The majority considered that in this case the witness had implicitly adopted his previous statement when he was cross-examined by the prosecutor. But this was on the basis of the last two questions in the critical passage, whereas the Chief Justice put these in a larger context and concluded that the witness had consistently refused to acknowledge the previous statement. Because she gave more detailed reasons, she is more convincing on this point.

The majority held that difficulties that might have arisen if defence counsel had attempted to cross-examine the witness on the prior statement were not such as to give rise to unfairness. No elaboration of that was offered. So we don't know why it was fair to admit the statement. The Chief Justice explained her conclusion by pointing out that in this case there was no other evidence sufficient to provide a reasonable assurance that the prior statement was reliable. The majority alluded to "a number of circumstantial features pointing to Mr Morgan's involvement, established elsewhere in the Crown's evidence" (para 45).

Still, the case is authority for, or illustrates, the following points: statements are admissible for their truth; admissibility is subject to s 8; there is a need for particular care to avoid unfairness when there can be no cross-examination of a hostile witness; the judge should hear evidence in voir dire before ruling on admissibility and should include an exploration of the witness's willingness to be cross-examined.

A significant omission from the factual narrative is whether the witness, a cell-mate of the accused, knew what the accused was charged with at the time he reported to the police that the accused had confessed. The Court of Appeal judgment summarises the facts ([2008] NZCA 537):

"[27] Mr Roskam shared a cell with the appellant shortly after the appellant was remanded in custody. Mr Roskam said in a statement to the police that he and the appellant had been watching a programme called “Police 10-7” which featured the robbery at issue in the present case. The appellant became very excited, and subsequently (some days later) told Mr Roskam that he had committed the robbery."

In the absence of this important fact, I will assume that the cell-mate knew, at the time he reported the confession, what the accused was charged with.

On that basis, the majority judgment contains a logical fallacy. It is fundamental but easily overlooked:

“[45]  One of the matters that will have significance in the s 8 assessment is the view that the Judge forms of the inherent reliability or otherwise of the statement in issue.  In this case Mr Roskam’s statement that Mr Morgan had confessed to him, in an apparently spontaneous manner, his involvement in the robbery was substantially supported by a number of circumstantial features pointing to Mr Morgan’s involvement, established elsewhere in the Crown’s evidence.”
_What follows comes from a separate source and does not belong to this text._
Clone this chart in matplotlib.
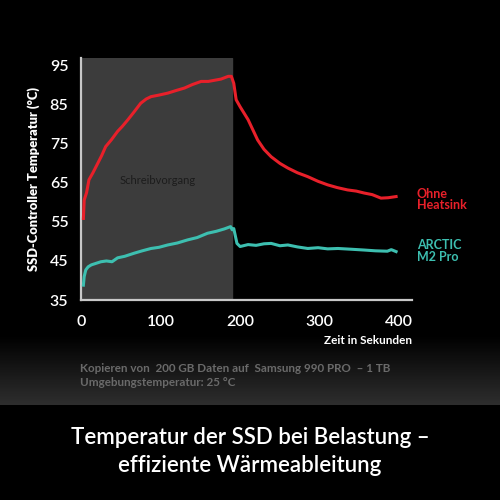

This was not a case where the alleged confession contained details that only the offender could have known. It amounted simply to the accused, watching a news item about the robbery on television in a cell with Mr Roskam, allegedly yelling out “yeah, yeah!”, getting excited, and saying it was him (see para 8, the passage from the prosecutor’s cross-examination of Mr Roskam). Therefore, the “number of circumstantial features” that the majority say supported the reliability of the statement in issue (that is, Mr Roskam’s statement that the accused confessed) were not in the alleged confession but were indicative of the accused’s guilt. But here the majority confuse proof that the alleged confession had been made with proof that the alleged confession was true. The latter is not a substitute for the former. Just because a person may be guilty does not mean he is likely to have confessed.

The question is, "does this evidence, the confession, exist?" The majority say that if the confession existed it would fit with other evidence against the accused, therefore the confession existed. You can see the circularity. If the confession did exist, then the other evidence would indeed be useful in assessing whether it was true; but we have not got to that stage yet. To decide whether the confession existed, we would have to assess the credibility of the witness and that would include examining his honesty and whether there was any incentive for him to lie. He was endeavouring to retract his evidence, and that would be a relevant factor too. If the evidence of the existence of the confession was of sufficient value to have a tendency to prove that the confession existed, then it would be relevant evidence. Then its probative value would have to be assessed, and weighed against its unfairly prejudicial effect. The probative value could be assessed in Bayesean terms as a likelihood ratio: the probability of the witness saying that the confession existed, on the assumption that the accused was guilty, compared with the probability of him saying it existed, given that the accused was not guilty. If the witness had low credibility, he might have been almost equally likely to say that the confession existed, whether or not the accused was guilty. The likelihood ratio, or the probative value of his claim that the confession existed, would be very small. The risk of unfair prejudice would outweigh the probative value, because the jury would be likely to attach too much weight to the witness's claim that the confession existed.

After conscientiously advising care in the application of s 8, the majority misapply it to the probative value of the confession instead of to whether the confession existed. It is difficult to accept that a judgment flawed in this way can enhance the standing of the Court.

Of course, if Mr Roskam did not know what the accused was charged with, the other evidence of guilt would support his credibility. If that fact had existed, however, it would have been highlighted in the judgments.
People interested in the real politik of law will note the distancing between the Chief Justice and Wilson J, and the apparent collegiality between Wilson J and the other judges whose judgment he delivered (Blanchard, Tipping and McGrath JJ). Ho hum. And flash forward! "I think, but dare not speak."